The venue or the food can be a conversation-starter, as long as it doesn’t devolve into “Come here often?”
And I sometimes open a conversation by asking about the event host. “What’s the best thing about being a NAWBO member?” or “What are your favorite Chamber events?” or “I’m thinking about joining EPWNG; what do I need to know?”
It pays to stay away from questions that can launch a tirade. It might be much more fascinating to hear the worst thing about joining a group, or the events I should avoid at all costs. And it’s funny – you’re likely to get some of that even when you frame your question more positively.
But in general, a conversation that starts down the path of carping and criticism isn’t going to be much fun for either one of us. And if I invite negativity, I’m likely to feel slimed by the time I’m ready to move on and talk to someone else. So I usually go for the upbeat.
I’m not much of a sports fan, although I know talking about the home team can be a great way to get into a networking interaction.
I can get as far as “How about those Bears?” But then what? Once I get past the story about how to keep a bear out of your front yard, I’m at a loss.

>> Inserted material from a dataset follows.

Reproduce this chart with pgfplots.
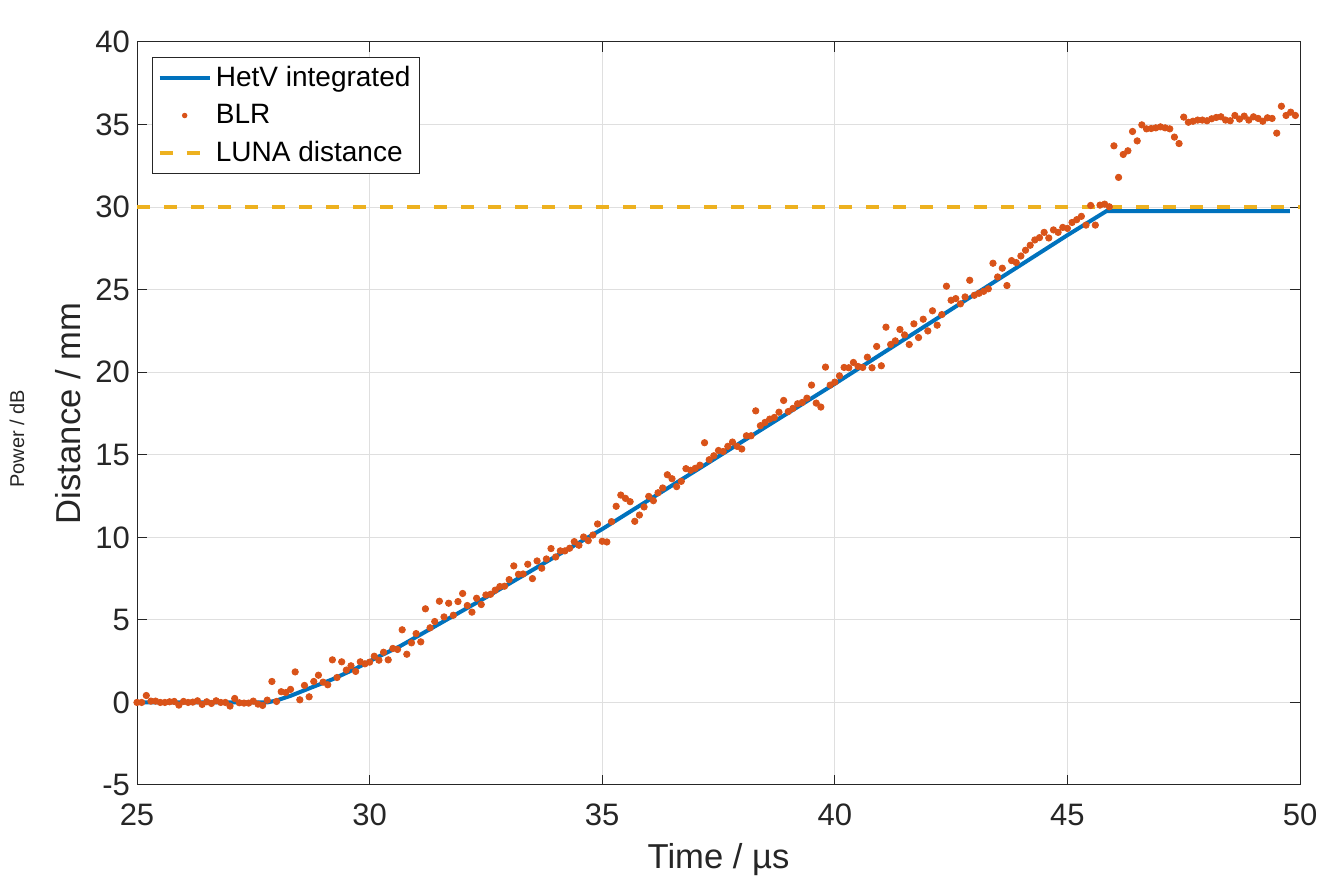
\documentclass[border=0pt]{standalone}
\usepackage{pgfplots}
\pgfplotsset{compat=1.18}
\usepackage{fontspec}
\setmainfont{Liberation Sans}
\definecolor{mblue}{rgb}{0,0.447,0.741}
\definecolor{morange}{rgb}{0.851,0.325,0.098}
\definecolor{myellow}{rgb}{0.929,0.694,0.125}
\definecolor{axgray}{rgb}{0.15,0.15,0.15}
\pgfplotsset{
  lineleg/.style={legend image code/.code={\draw[##1] (0pt,0pt) -- (25pt,0pt);}},
  dotleg/.style={legend image code/.code={\draw[##1, mark size=1.1pt] plot coordinates {(12.5pt,0pt)};}},
}
\begin{document}
\begin{tikzpicture}
\begin{axis}[
  scale only axis,
  width=581.5pt, height=371.5pt,
  xmin=25, xmax=50, ymin=-5, ymax=40,
  xtick={25,30,35,40,45,50},
  ytick={-5,0,5,10,15,20,25,30,35,40},
  /pgf/number format/assume math mode=true,
  tick label style={font=\fontsize{15.5}{18}\selectfont, text=axgray},
  xticklabel style={yshift=-6pt},
  tick align=inside,
  major tick length=5pt,
  tick style={axgray, line width=0.5pt},
  axis line style={axgray, line width=0.5pt},
  grid=major,
  major grid style={gray!25, line width=0.5pt},
  xlabel={Time / µs},
  ylabel={Distance / mm},
  label style={font=\fontsize{17.3}{20}\selectfont, text=axgray},
  xlabel style={at={(axis description cs:0.5,0)}, anchor=center, yshift=-37.5pt},
  ylabel style={at={(axis description cs:0,0.5)}, anchor=center, yshift=34.5pt},
  clip=false,
  legend cell align=left,
  legend style={at={(axis description cs:0,1)}, anchor=north west, xshift=7.5pt, yshift=-7.5pt,
    font=\fontsize{14}{17}\selectfont, draw=axgray, line width=0.5pt, inner sep=2.5pt,
    row sep=3.3pt},
]
\addplot[mblue, line width=2pt, lineleg] coordinates {
(25,0) (27.8,0) (28.0,0.12) (28.3,0.4) (28.7,0.85) (29.2,1.4) (29.7,2.05) (30.14,2.7)
(30.65,3.4) (32.48,6.33) (35.0,10.5) (37.5,14.9) (40.0,19.3) (42.5,23.8) (45.0,28.3)
(45.84,29.76) (49.78,29.76)
};
\addlegendentry{HetV integrated}
\addplot[only marks, mark=*, mark size=1.6pt, morange, mark options={fill=morange, draw=morange}, dotleg] table {
x y
25.0 0
25.1 0
25.2 0.42
25.3 0.08
25.4 0.08
25.5 0
25.6 0
25.7 0.04
25.8 0.06
25.9 -0.16
26.0 0.06
26.1 0
26.2 0.02
26.3 0.1
26.4 -0.12
26.5 0.04
26.6 -0.06
26.7 0.1
26.8 0
26.9 0
27.0 -0.22
27.1 0.24
27.2 -0.02
27.3 -0.04
27.4 -0.04
27.5 0.08
27.6 -0.1
27.7 -0.18
27.8 0.14
27.9 1.27
28.0 0.06
28.1 0.65
28.2 0.6
28.3 0.79
28.4 1.85
28.5 0.16
28.6 1.03
28.7 0.34
28.8 1.27
28.9 1.65
29.0 1.23
29.1 1.07
29.2 2.58
29.3 1.51
29.4 2.46
29.5 1.96
29.6 2.22
29.7 1.88
29.8 2.46
29.9 2.34
30.0 2.44
30.1 2.8
30.2 2.56
30.3 3.04
30.4 2.58
30.5 3.27
30.6 3.21
30.7 4.40
30.8 2.92
30.9 3.61
31.0 4.17
31.1 3.67
31.2 5.67
31.3 4.52
31.4 4.90
31.5 6.13
31.6 5.18
31.7 6.01
31.8 5.28
31.9 6.11
32.0 6.60
32.1 5.87
32.2 5.47
32.3 6.31
32.4 5.93
32.5 6.51
32.6 6.55
32.7 6.80
32.8 7.02
32.9 7.04
33.0 7.44
33.1 8.27
33.2 7.76
33.3 7.78
33.4 8.37
33.5 7.50
33.6 8.57
33.7 8.13
33.8 8.69
33.9 9.32
34.0 8.81
34.1 9.18
34.2 9.18
34.3 9.34
34.4 9.74
34.5 9.52
34.6 10.02
34.7 9.80
34.8 10.14
34.9 10.81
35.0 9.76
35.1 9.72
35.2 10.95
35.3 11.88
35.4 12.56
35.5 12.36
35.6 12.16
35.7 10.97
35.8 11.35
35.9 11.84
36.0 12.48
36.1 12.22
36.2 12.70
36.3 12.99
36.4 13.79
36.5 13.55
36.6 13.07
36.7 13.39
36.8 14.16
36.9 14.06
37.0 14.18
37.1 14.37
37.2 15.73
37.3 14.70
37.4 14.94
37.5 15.26
37.6 15.20
37.7 15.51
37.8 15.77
37.9 15.51
38.0 15.35
38.1 16.15
38.2 16.15
38.3 17.66
38.4 16.76
38.5 16.96
38.6 17.16
38.7 17.26
38.8 17.58
38.9 18.29
39.0 17.62
39.1 17.81
39.2 18.09
39.3 18.17
39.4 18.43
39.5 19.22
39.6 18.13
39.7 17.89
39.8 20.31
39.9 19.22
40.0 19.40
40.1 19.78
40.2 20.29
40.3 20.27
40.4 20.59
40.5 20.35
40.6 20.29
40.7 20.91
40.8 20.27
40.9 21.56
41.0 20.39
41.1 22.73
41.2 21.68
41.3 21.90
41.4 22.59
41.5 22.26
41.6 21.68
41.7 22.93
41.8 22.10
41.9 23.21
42.0 22.50
42.1 23.72
42.2 22.85
42.3 23.49
42.4 25.21
42.5 24.36
42.6 24.46
42.7 24.14
42.8 24.56
42.9 25.57
43.0 24.66
43.1 24.78
43.2 24.90
43.3 25.05
43.4 26.60
43.5 25.77
43.6 26.30
43.7 25.25
43.8 26.76
43.9 26.64
44.0 27.04
44.1 27.39
44.2 27.69
44.3 28.01
44.4 28.15
44.5 28.47
44.6 28.13
44.7 28.62
44.8 28.47
44.9 28.77
45.0 28.71
45.1 29.07
45.2 29.24
45.3 29.44
45.4 28.91
45.5 30.10
45.6 28.91
45.7 30.12
45.8 30.18
45.9 30.02
46.0 33.71
46.1 31.80
46.2 33.19
46.3 33.41
46.4 34.58
46.5 34.01
46.6 34.98
46.7 34.74
46.8 34.76
46.9 34.80
47.0 34.86
47.1 34.80
47.2 34.74
47.3 34.24
47.4 33.85
47.5 35.45
47.6 35.14
47.7 35.20
47.8 35.27
47.9 35.27
48.0 35.23
48.1 35.35
48.2 35.43
48.3 35.47
48.4 35.27
48.5 35.23
48.6 35.55
48.7 35.33
48.8 35.51
48.9 35.27
49.0 35.47
49.1 35.37
49.2 35.20
49.3 35.41
49.4 35.37
49.5 34.48
49.6 36.11
49.7 35.55
49.8 35.75
49.9 35.55
};
\addlegendentry{BLR}
\addplot[myellow, line width=2.2pt, dash pattern=on 6.5pt off 7pt, lineleg] coordinates {
(25,30) (50,30)
};
\addlegendentry{LUNA distance}
\node[rotate=90, anchor=center, font=\fontsize{10}{12}\selectfont, text=axgray, yshift=60pt]
  at (axis description cs:0,0.4657) {Power / dB};
\end{axis}
\pgfresetboundingbox
\path (-68.5pt,-51pt) rectangle (591.5pt,392.5pt);
\end{tikzpicture}
\end{document}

How about you? Do you stick to business when you’re at a networking event? Or do you venture into more social conversation? What kinds of topics have worked for you? And – at the risk of inviting negativity – what have you tried that didn’t work at all?
No judgment here. I’ve experimented with a lot of different approaches. I actually walked up to three men at a Skokie Chamber breakfast one time and said, “I wanted to talk to the best-looking guys in the room … and here you are.”
One advantage of being “of a certain age” is that nobody thinks I’m seriously flirting with them, so that kind of playful comment can work. (It can also fall really flat when someone has no idea how to respond to it.)
So, post a comment and tell us about your approach at networking events. Strictly business? Light and social? And how do you decide what works when?
P.S.
About keeping that bear out of your front yard …
Put up a goal post.
I usually stick to talking about food or restaurants. I find out where the person works, and if its in an area I am familiar with, I ask if they have checked out some restaurant nearby that I like. Or I talk about the traffic near there (its Chicago after all) everyone can bond over how bad traffic is. I like keeping it light and while I touch on where they work to find a common thing to talk about, I then make it about something general like food.
You’re right, Julia! Traffic-Talk is a bonding experience in Chicagoland. And that makes it a natural conversation topic.
You might know that I spent a couple of years talking traffic on the radio – it’s a much harder gig than you’d think. Those traffic people have to read gibberish on a computer screen full of abbreviations and symbols and then SAY it all in actual English that can be understood.
Once you learn it, though, it sticks with you. I still get in the car knowing “JFK solid JTION > Sayre.”:
Hi Catherine,
I don’t have an answer to the best ice breakers, but a few thoughts: Lived in England for awhile and the Brits are the best at starting conversations without just asking for a job description. For people like me who got into the workplace after raising kids, it was always frustrating to try to start conversations with ‘I’m at home with my children,’ and watch people swivel away in horror — my insecure interpretation at the time. I always try to avoid work-related intros for that reason.
Interesting perspective, Jean. I know moms often feel slighted in those get-to-know-you conversations.
At a business networking event, it’s fair to assume people have a business to talk about. But anywhere else, I’m with you. A different opener is better.
Funny that there’s another whole set of people who bristle at the often-asked question, “Do you have kids?” Because they don’t.
There are a lot of landmines to avoid, aren’t there?
Hi Catherine —
Here’s me kinda sorta not answering your question. I pay a lot of attention to body language, because that’s supposed to account for 55% of the information we get from each other. Here’s a helpful article on this at networking events from The Wall Street Journal: http://www.wsj.com/articles/the-smartest-ways-to-network-at-a-party-1442249499.
You are so right, Lynne – watching people’s physical cues gives me an idea of who I can connect with and who might be a dead-end when it comes to starting a conversation.
The article’s helpful. I especially liked: “People who try to impress strangers by reciting their résumé are missing the mark.” I HATE it when I try to talk to someone about their business and they start with their college degree, their first job out of school and every other detail of their professional life over however-many-years. I’m not interested, and I can’t imagine that anyone else is, either.
I usually ask “What brings you here today?” It really works well to open up people about why they are at a networking event. Then I try to help them make connections. It is really useful to start some solid relationships.
That’s a good one, Shannan. Gives people a lot of room to talk about what THEY want to talk about.